TASK OBJECTIVE | Make an exact transcription of the material, leaving out all images.

RAW DATA |
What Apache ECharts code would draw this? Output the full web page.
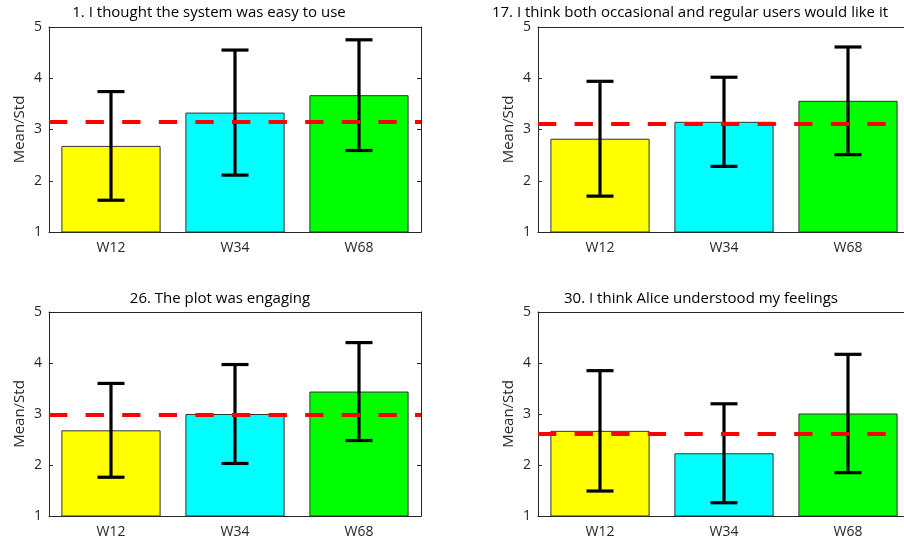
<!DOCTYPE html>
<html>
<head>
<meta charset="utf-8">
<script src="https://cdn.jsdelivr.net/npm/echarts@6/dist/echarts.min.js"></script>
<style>
html, body { margin: 0; padding: 0; background: #fff; }
#chart { width: 904px; height: 543px; }
</style>
</head>
<body>
<div id="chart"></div>
<script>
// questionnaire items, one panel each
const titles = [
	'1. I thought the system was easy to use',
	'17. I think both occasional and regular users would like it',
	'26. The plot was engaging',
	'30. I think Alice understood my feelings'
];
const categories = ['W12', 'W34', 'W68'];
const yTicks = [1, 2, 3, 4, 5];

// mean per group, per panel
const means = [
	[2.68, 3.33, 3.67],
	[2.82, 3.15, 3.56],
	[2.68, 3.00, 3.44],
	[2.67, 2.23, 3.01]
];
// std per group, per panel (error bar = mean +/- std)
const stds = [
	[1.06, 1.22, 1.08],
	[1.12, 0.87, 1.05],
	[0.92, 0.97, 0.96],
	[1.18, 0.97, 1.16]
];
// overall mean (red dashed line)
const overall = [3.15, 3.11, 2.98, 2.61];

const barColors = ['#ffff00', '#00ffff', '#00ff00'];
const ink = '#262626';
const font = 'Open Sans';

// panel boxes, px (right column runs a bit past the window, like the source)
const panels = [
	{ left: 49, top: 27, width: 372, height: 205, titleX: 209, titleY: 13 },
	{ left: 538, top: 27, width: 372, height: 205, titleX: 690, titleY: 13 },
	{ left: 49, top: 312, width: 372, height: 204, titleX: 220, titleY: 299 },
	{ left: 538, top: 312, width: 372, height: 204, titleX: 701, titleY: 299 }
];

function renderErr(params, api) {
	const x = api.value(0);
	const lo = api.coord([x, api.value(1)]);
	const hi = api.coord([x, api.value(2)]);
	const half = 13.5;
	const style = { stroke: '#000', lineWidth: 3.2 };
	return {
		type: 'group',
		children: [
			{ type: 'line', shape: { x1: lo[0], y1: lo[1], x2: hi[0], y2: hi[1] }, style: style },
			{ type: 'line', shape: { x1: hi[0] - half, y1: hi[1], x2: hi[0] + half, y2: hi[1] }, style: style },
			{ type: 'line', shape: { x1: lo[0] - half, y1: lo[1], x2: lo[0] + half, y2: lo[1] }, style: style }
		]
	};
}

const grid = [];
const xAxis = [];
const yAxis = [];
const series = [];
const graphic = [];

panels.forEach((p, i) => {
	// outerBoundsMode none: keep the px box, don't squeeze it into the window
	grid.push({ left: p.left, top: p.top, width: p.width, height: p.height, outerBoundsMode: 'none', containLabel: false });
	const line = { lineStyle: { color: ink, width: 1 } };
	// bottom + top category axes (box with ticks inside)
	xAxis.push({
		type: 'category', gridIndex: i, data: categories, position: 'bottom',
		axisLine: line,
		axisTick: { inside: true, alignWithLabel: true, length: 4, lineStyle: { color: ink } },
		axisLabel: { color: ink, fontSize: 14, fontFamily: font, margin: 9 }
	});
	xAxis.push({
		type: 'category', gridIndex: i, data: categories, position: 'top',
		axisLine: line,
		axisTick: { inside: true, alignWithLabel: true, length: 4, lineStyle: { color: ink } },
		axisLabel: { show: false }
	});
	// left + right value axes
	yAxis.push({
		type: 'value', gridIndex: i, position: 'left', min: yTicks[0], max: yTicks[yTicks.length - 1], interval: 1,
		name: 'Mean/Std', nameLocation: 'middle', nameGap: 22,
		nameTextStyle: { color: ink, fontSize: 15, fontFamily: font },
		axisLine: { show: true, lineStyle: { color: ink, width: 1 } },
		axisTick: { show: true, inside: true, length: 4, lineStyle: { color: ink } },
		axisLabel: { color: ink, fontSize: 14, fontFamily: font, margin: 7 },
		splitLine: { show: false }
	});
	yAxis.push({
		type: 'value', gridIndex: i, position: 'right', min: yTicks[0], max: yTicks[yTicks.length - 1], interval: 1,
		axisLine: { show: true, lineStyle: { color: ink, width: 1 } },
		axisTick: { show: true, inside: true, length: 4, lineStyle: { color: ink } },
		axisLabel: { show: false },
		splitLine: { show: false }
	});

	series.push({
		type: 'bar',
		xAxisIndex: 2 * i,
		yAxisIndex: 2 * i,
		barWidth: '80%',
		z: 2,
		data: means[i].map((v, j) => ({
			value: v,
			itemStyle: { color: barColors[j], borderColor: '#333', borderWidth: 1 }
		})),
		markLine: {
			silent: true,
			symbol: 'none',
			label: { show: false },
			lineStyle: { color: '#ff0000', width: 4, type: [18.3, 18.3] },
			data: [{ yAxis: overall[i] }]
		}
	});
	series.push({
		type: 'custom',
		xAxisIndex: 2 * i,
		yAxisIndex: 2 * i,
		z: 3,
		renderItem: renderErr,
		encode: { x: 0, y: [1, 2] },
		data: means[i].map((m, j) => [j, m - stds[i][j], m + stds[i][j]])
	});

	graphic.push({
		type: 'text',
		x: p.titleX,
		y: p.titleY,
		style: {
			text: titles[i],
			fill: '#000',
			font: '15px "' + font + '"',
			textAlign: 'center',
			textVerticalAlign: 'middle'
		}
	});
});

const chart = echarts.init(document.getElementById('chart'), null, { renderer: 'canvas' });
chart.setOption({
	animation: false,
	backgroundColor: '#fff',
	grid: grid,
	xAxis: xAxis,
	yAxis: yAxis,
	series: series,
	graphic: graphic
});
</script>
</body>
</html>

ANSWER TO THE EXERCISE |
What Apache ECharts code would draw this? Output the full web page.
<!DOCTYPE html>
<html>
<head>
<meta charset="utf-8">
<script src="https://cdn.jsdelivr.net/npm/echarts@6/dist/echarts.min.js"></script>
<style>
html, body { margin: 0; padding: 0; background: #fff; }
#chart { width: 904px; height: 543px; }
</style>
</head>
<body>
<div id="chart"></div>
<script>
// questionnaire items, one panel each
const titles = [
	'1. I thought the system was easy to use',
	'17. I think both occasional and regular users would like it',
	'26. The plot was engaging',
	'30. I think Alice understood my feelings'
];
const categories = ['W12', 'W34', 'W68'];
const yTicks = [1, 2, 3, 4, 5];

// mean per group, per panel
const means = [
	[2.68, 3.33, 3.67],
	[2.82, 3.15, 3.56],
	[2.68, 3.00, 3.44],
	[2.67, 2.23, 3.01]
];
// std per group, per panel (error bar = mean +/- std)
const stds = [
	[1.06, 1.22, 1.08],
	[1.12, 0.87, 1.05],
	[0.92, 0.97, 0.96],
	[1.18, 0.97, 1.16]
];
// overall mean (red dashed line)
const overall = [3.15, 3.11, 2.98, 2.61];

const barColors = ['#ffff00', '#00ffff', '#00ff00'];
const ink = '#262626';
const font = 'Open Sans';

// panel boxes, px (right column runs a bit past the window, like the source)
const panels = [
	{ left: 49, top: 27, width: 372, height: 205, titleX: 209, titleY: 13 },
	{ left: 538, top: 27, width: 372, height: 205, titleX: 690, titleY: 13 },
	{ left: 49, top: 312, width: 372, height: 204, titleX: 220, titleY: 299 },
	{ left: 538, top: 312, width: 372, height: 204, titleX: 701, titleY: 299 }
];

function renderErr(params, api) {
	const x = api.value(0);
	const lo = api.coord([x, api.value(1)]);
	const hi = api.coord([x, api.value(2)]);
	const half = 13.5;
	const style = { stroke: '#000', lineWidth: 3.2 };
	return {
		type: 'group',
		children: [
			{ type: 'line', shape: { x1: lo[0], y1: lo[1], x2: hi[0], y2: hi[1] }, style: style },
			{ type: 'line', shape: { x1: hi[0] - half, y1: hi[1], x2: hi[0] + half, y2: hi[1] }, style: style },
			{ type: 'line', shape: { x1: lo[0] - half, y1: lo[1], x2: lo[0] + half, y2: lo[1] }, style: style }
		]
	};
}

const grid = [];
const xAxis = [];
const yAxis = [];
const series = [];
const graphic = [];

panels.forEach((p, i) => {
	// outerBoundsMode none: keep the px box, don't squeeze it into the window
	grid.push({ left: p.left, top: p.top, width: p.width, height: p.height, outerBoundsMode: 'none', containLabel: false });
	const line = { lineStyle: { color: ink, width: 1 } };
	// bottom + top category axes (box with ticks inside)
	xAxis.push({
		type: 'category', gridIndex: i, data: categories, position: 'bottom',
		axisLine: line,
		axisTick: { inside: true, alignWithLabel: true, length: 4, lineStyle: { color: ink } },
		axisLabel: { color: ink, fontSize: 14, fontFamily: font, margin: 9 }
	});
	xAxis.push({
		type: 'category', gridIndex: i, data: categories, position: 'top',
		axisLine: line,
		axisTick: { inside: true, alignWithLabel: true, length: 4, lineStyle: { color: ink } },
		axisLabel: { show: false }
	});
	// left + right value axes
	yAxis.push({
		type: 'value', gridIndex: i, position: 'left', min: yTicks[0], max: yTicks[yTicks.length - 1], interval: 1,
		name: 'Mean/Std', nameLocation: 'middle', nameGap: 22,
		nameTextStyle: { color: ink, fontSize: 15, fontFamily: font },
		axisLine: { show: true, lineStyle: { color: ink, width: 1 } },
		axisTick: { show: true, inside: true, length: 4, lineStyle: { color: ink } },
		axisLabel: { color: ink, fontSize: 14, fontFamily: font, margin: 7 },
		splitLine: { show: false }
	});
	yAxis.push({
		type: 'value', gridIndex: i, position: 'right', min: yTicks[0], max: yTicks[yTicks.length - 1], interval: 1,
		axisLine: { show: true, lineStyle: { color: ink, width: 1 } },
		axisTick: { show: true, inside: true, length: 4, lineStyle: { color: ink } },
		axisLabel: { show: false },
		splitLine: { show: false }
	});

	series.push({
		type: 'bar',
		xAxisIndex: 2 * i,
		yAxisIndex: 2 * i,
		barWidth: '80%',
		z: 2,
		data: means[i].map((v, j) => ({
			value: v,
			itemStyle: { color: barColors[j], borderColor: '#333', borderWidth: 1 }
		})),
		markLine: {
			silent: true,
			symbol: 'none',
			label: { show: false },
			lineStyle: { color: '#ff0000', width: 4, type: [18.3, 18.3] },
			data: [{ yAxis: overall[i] }]
		}
	});
	series.push({
		type: 'custom',
		xAxisIndex: 2 * i,
		yAxisIndex: 2 * i,
		z: 3,
		renderItem: renderErr,
		encode: { x: 0, y: [1, 2] },
		data: means[i].map((m, j) => [j, m - stds[i][j], m + stds[i][j]])
	});

	graphic.push({
		type: 'text',
		x: p.titleX,
		y: p.titleY,
		style: {
			text: titles[i],
			fill: '#000',
			font: '15px "' + font + '"',
			textAlign: 'center',
			textVerticalAlign: 'middle'
		}
	});
});

const chart = echarts.init(document.getElementById('chart'), null, { renderer: 'canvas' });
chart.setOption({
	animation: false,
	backgroundColor: '#fff',
	grid: grid,
	xAxis: xAxis,
	yAxis: yAxis,
	series: series,
	graphic: graphic
});
</script>
</body>
</html>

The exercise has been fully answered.